TASK GOAL: Return the lines that follow, exactly as they appear, from the first through the one containing "outerR = 610, innerR = 428;"; no pictures are to be included.

INFORMATION SUPPLIED:
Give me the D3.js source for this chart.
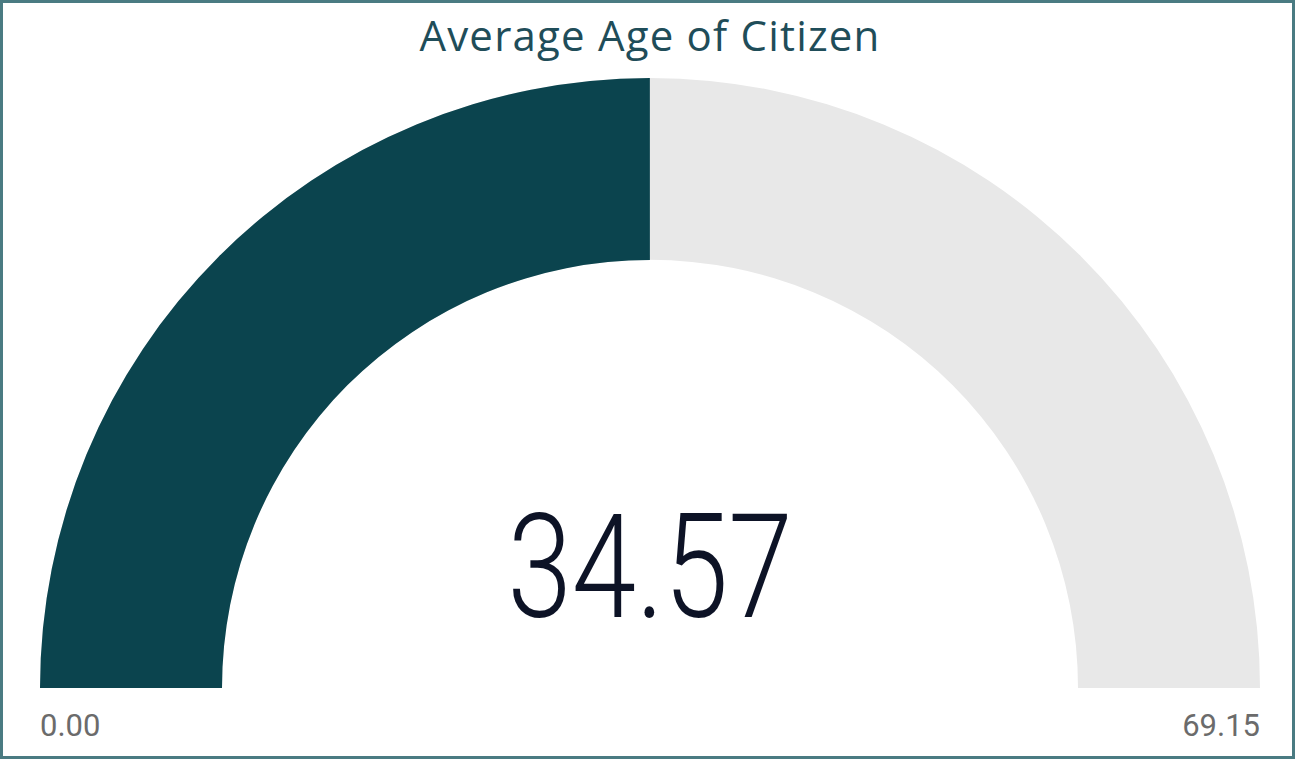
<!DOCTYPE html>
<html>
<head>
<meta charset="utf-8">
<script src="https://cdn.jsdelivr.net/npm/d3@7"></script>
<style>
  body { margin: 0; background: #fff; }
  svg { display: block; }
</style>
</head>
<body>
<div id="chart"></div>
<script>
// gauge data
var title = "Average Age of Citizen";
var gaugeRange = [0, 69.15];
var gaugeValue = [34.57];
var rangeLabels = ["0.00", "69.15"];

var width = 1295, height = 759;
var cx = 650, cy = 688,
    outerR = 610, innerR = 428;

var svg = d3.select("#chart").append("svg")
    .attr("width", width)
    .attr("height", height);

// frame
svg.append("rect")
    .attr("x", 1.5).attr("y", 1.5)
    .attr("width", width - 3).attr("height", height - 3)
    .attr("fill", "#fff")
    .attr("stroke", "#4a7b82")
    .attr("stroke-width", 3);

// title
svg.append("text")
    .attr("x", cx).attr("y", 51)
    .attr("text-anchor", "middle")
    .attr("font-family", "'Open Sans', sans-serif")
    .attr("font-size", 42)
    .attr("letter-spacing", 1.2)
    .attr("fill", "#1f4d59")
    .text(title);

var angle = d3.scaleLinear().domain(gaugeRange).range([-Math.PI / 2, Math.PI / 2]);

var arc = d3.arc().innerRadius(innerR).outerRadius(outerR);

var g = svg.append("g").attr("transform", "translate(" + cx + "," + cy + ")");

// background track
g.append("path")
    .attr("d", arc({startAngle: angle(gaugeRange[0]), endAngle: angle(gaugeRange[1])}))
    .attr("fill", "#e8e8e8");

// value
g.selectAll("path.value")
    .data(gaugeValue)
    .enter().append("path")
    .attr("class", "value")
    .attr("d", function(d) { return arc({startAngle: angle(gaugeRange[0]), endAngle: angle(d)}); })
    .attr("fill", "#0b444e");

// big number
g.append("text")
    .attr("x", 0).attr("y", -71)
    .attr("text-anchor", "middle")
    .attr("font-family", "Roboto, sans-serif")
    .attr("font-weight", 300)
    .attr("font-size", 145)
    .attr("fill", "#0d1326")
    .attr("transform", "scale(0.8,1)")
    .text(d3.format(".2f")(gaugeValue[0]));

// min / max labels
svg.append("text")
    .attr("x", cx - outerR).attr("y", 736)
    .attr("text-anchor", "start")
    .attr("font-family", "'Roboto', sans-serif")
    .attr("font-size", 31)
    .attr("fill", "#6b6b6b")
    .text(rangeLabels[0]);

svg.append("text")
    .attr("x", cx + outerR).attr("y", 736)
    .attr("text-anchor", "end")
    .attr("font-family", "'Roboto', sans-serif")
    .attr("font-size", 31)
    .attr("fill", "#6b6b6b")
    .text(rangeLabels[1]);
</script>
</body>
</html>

THE REPLY:
Give me the D3.js source for this chart.
<!DOCTYPE html>
<html>
<head>
<meta charset="utf-8">
<script src="https://cdn.jsdelivr.net/npm/d3@7"></script>
<style>
  body { margin: 0; background: #fff; }
  svg { display: block; }
</style>
</head>
<body>
<div id="chart"></div>
<script>
// gauge data
var title = "Average Age of Citizen";
var gaugeRange = [0, 69.15];
var gaugeValue = [34.57];
var rangeLabels = ["0.00", "69.15"];

var width = 1295, height = 759;
var cx = 650, cy = 688,
    outerR = 610, innerR = 428;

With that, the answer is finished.